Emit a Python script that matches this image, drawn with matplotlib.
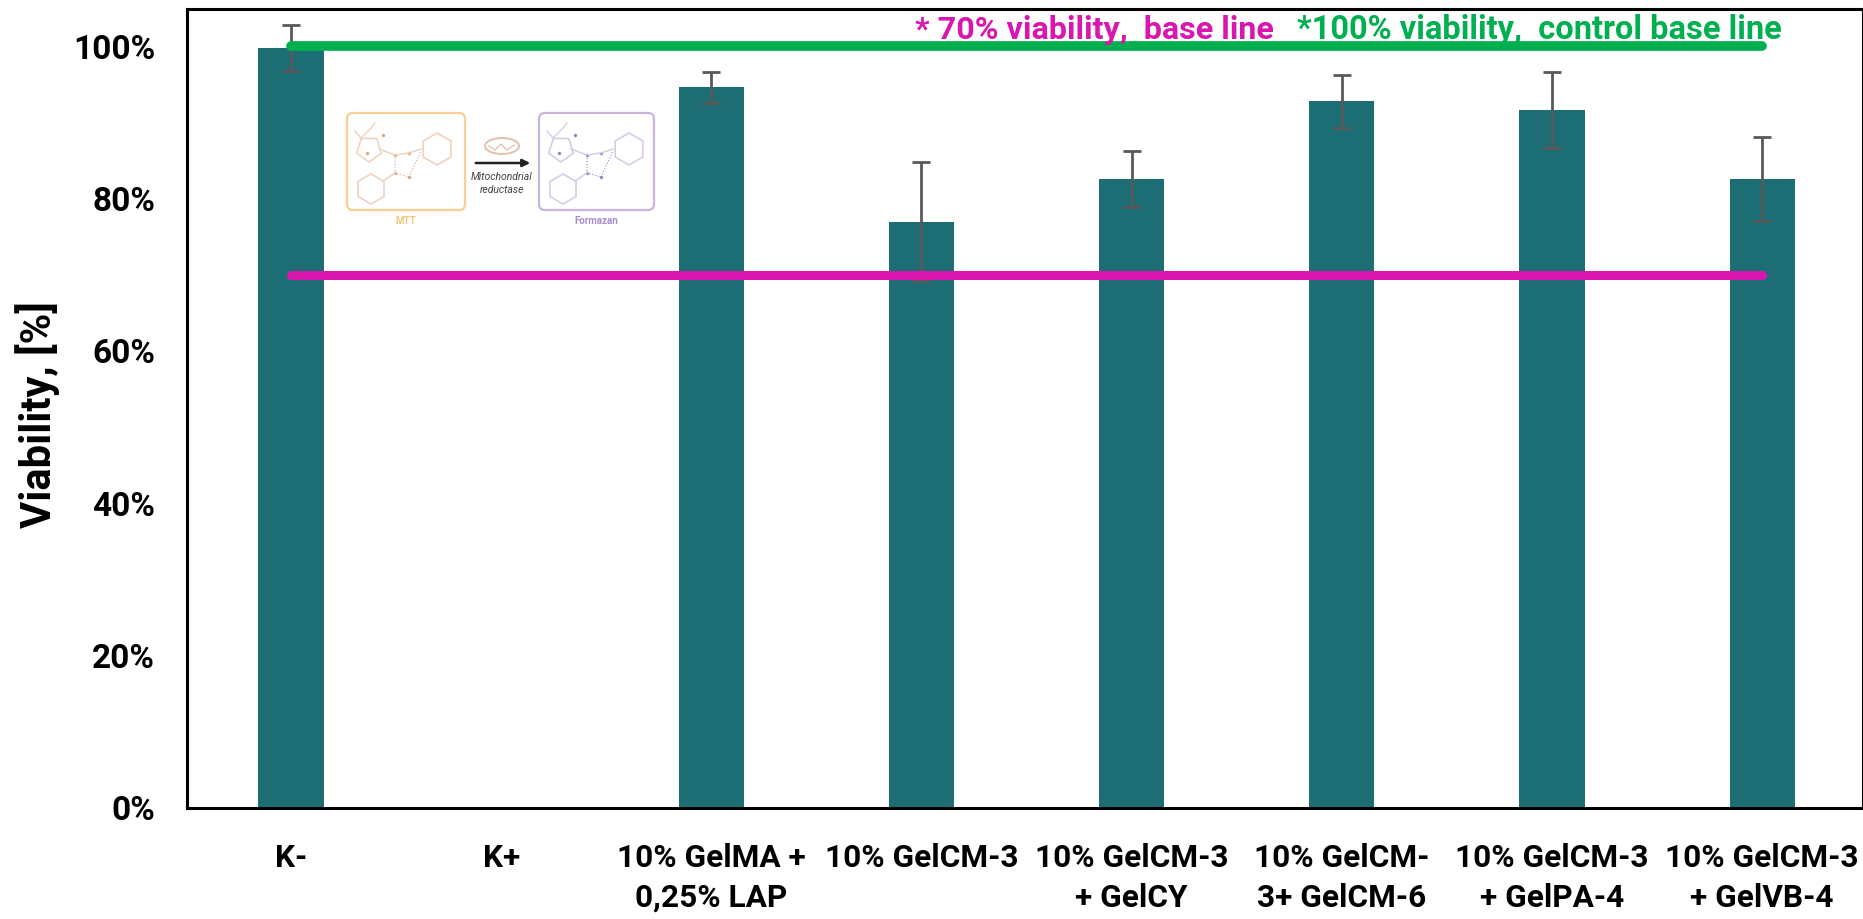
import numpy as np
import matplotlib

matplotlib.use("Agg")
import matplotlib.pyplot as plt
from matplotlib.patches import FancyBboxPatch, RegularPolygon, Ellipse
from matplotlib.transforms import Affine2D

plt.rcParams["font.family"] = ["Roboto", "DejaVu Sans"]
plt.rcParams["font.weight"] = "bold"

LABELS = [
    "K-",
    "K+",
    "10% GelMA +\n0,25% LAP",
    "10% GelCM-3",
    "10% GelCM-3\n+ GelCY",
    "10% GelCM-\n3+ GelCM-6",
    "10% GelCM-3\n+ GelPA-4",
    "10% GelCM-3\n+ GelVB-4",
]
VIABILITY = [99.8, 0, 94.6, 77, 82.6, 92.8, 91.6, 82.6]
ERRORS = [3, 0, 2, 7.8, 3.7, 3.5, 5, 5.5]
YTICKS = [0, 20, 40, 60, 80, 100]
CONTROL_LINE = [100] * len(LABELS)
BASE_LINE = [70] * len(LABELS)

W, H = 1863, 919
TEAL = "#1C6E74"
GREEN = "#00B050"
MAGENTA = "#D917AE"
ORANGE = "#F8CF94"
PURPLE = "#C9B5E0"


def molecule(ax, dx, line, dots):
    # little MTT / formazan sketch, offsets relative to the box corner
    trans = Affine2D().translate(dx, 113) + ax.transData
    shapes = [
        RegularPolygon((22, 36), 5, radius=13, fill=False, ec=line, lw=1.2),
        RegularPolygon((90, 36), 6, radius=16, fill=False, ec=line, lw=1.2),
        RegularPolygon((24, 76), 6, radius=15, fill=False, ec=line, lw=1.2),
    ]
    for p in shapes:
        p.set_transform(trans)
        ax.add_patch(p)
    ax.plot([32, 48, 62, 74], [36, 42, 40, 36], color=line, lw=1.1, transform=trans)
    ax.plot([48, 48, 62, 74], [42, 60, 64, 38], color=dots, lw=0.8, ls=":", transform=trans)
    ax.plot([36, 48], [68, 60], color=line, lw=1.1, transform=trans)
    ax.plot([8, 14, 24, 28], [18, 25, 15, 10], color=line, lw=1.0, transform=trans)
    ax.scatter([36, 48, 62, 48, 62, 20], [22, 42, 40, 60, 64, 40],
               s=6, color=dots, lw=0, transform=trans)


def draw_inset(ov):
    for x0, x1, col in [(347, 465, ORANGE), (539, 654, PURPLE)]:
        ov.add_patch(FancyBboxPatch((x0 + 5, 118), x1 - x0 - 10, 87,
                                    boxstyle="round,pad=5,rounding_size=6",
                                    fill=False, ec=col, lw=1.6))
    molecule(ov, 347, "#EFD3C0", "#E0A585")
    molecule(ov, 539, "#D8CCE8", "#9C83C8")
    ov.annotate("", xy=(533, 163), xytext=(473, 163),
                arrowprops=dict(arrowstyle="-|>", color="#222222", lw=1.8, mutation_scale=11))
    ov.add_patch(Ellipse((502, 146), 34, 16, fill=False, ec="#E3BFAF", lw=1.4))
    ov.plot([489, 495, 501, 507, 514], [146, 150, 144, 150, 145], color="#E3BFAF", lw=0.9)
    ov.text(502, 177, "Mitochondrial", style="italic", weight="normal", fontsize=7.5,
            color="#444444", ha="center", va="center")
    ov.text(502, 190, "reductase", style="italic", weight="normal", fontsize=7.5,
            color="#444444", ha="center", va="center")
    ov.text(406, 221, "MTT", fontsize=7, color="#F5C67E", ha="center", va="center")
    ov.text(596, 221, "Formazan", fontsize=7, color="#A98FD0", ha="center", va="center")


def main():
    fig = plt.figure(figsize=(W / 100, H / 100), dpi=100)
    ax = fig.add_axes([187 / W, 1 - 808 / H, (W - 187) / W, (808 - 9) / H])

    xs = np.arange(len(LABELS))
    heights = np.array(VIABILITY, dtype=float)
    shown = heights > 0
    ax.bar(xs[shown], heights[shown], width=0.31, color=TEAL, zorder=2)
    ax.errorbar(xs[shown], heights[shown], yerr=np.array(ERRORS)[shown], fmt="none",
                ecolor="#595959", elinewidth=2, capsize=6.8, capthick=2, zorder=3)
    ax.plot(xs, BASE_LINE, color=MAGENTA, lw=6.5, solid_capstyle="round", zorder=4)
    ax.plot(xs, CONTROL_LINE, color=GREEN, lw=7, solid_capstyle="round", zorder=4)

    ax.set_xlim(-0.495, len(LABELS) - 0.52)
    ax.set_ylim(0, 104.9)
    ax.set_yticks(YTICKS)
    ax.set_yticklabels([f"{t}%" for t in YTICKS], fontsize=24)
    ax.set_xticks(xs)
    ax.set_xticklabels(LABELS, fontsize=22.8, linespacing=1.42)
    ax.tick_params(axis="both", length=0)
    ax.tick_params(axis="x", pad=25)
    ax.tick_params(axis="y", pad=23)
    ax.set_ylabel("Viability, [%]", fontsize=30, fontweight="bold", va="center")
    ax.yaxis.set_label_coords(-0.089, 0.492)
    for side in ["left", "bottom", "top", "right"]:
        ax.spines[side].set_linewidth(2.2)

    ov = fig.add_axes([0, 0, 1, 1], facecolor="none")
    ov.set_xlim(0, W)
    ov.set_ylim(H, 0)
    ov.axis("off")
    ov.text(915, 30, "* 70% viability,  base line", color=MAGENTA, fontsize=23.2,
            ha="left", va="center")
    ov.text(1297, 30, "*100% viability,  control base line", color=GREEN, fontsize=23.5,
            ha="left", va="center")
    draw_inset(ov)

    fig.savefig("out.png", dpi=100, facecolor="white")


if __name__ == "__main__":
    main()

§

**Short task**
Of the lines in the listing above, how many hold the string "matplotlib"? Reply with the number only.

**In response**
6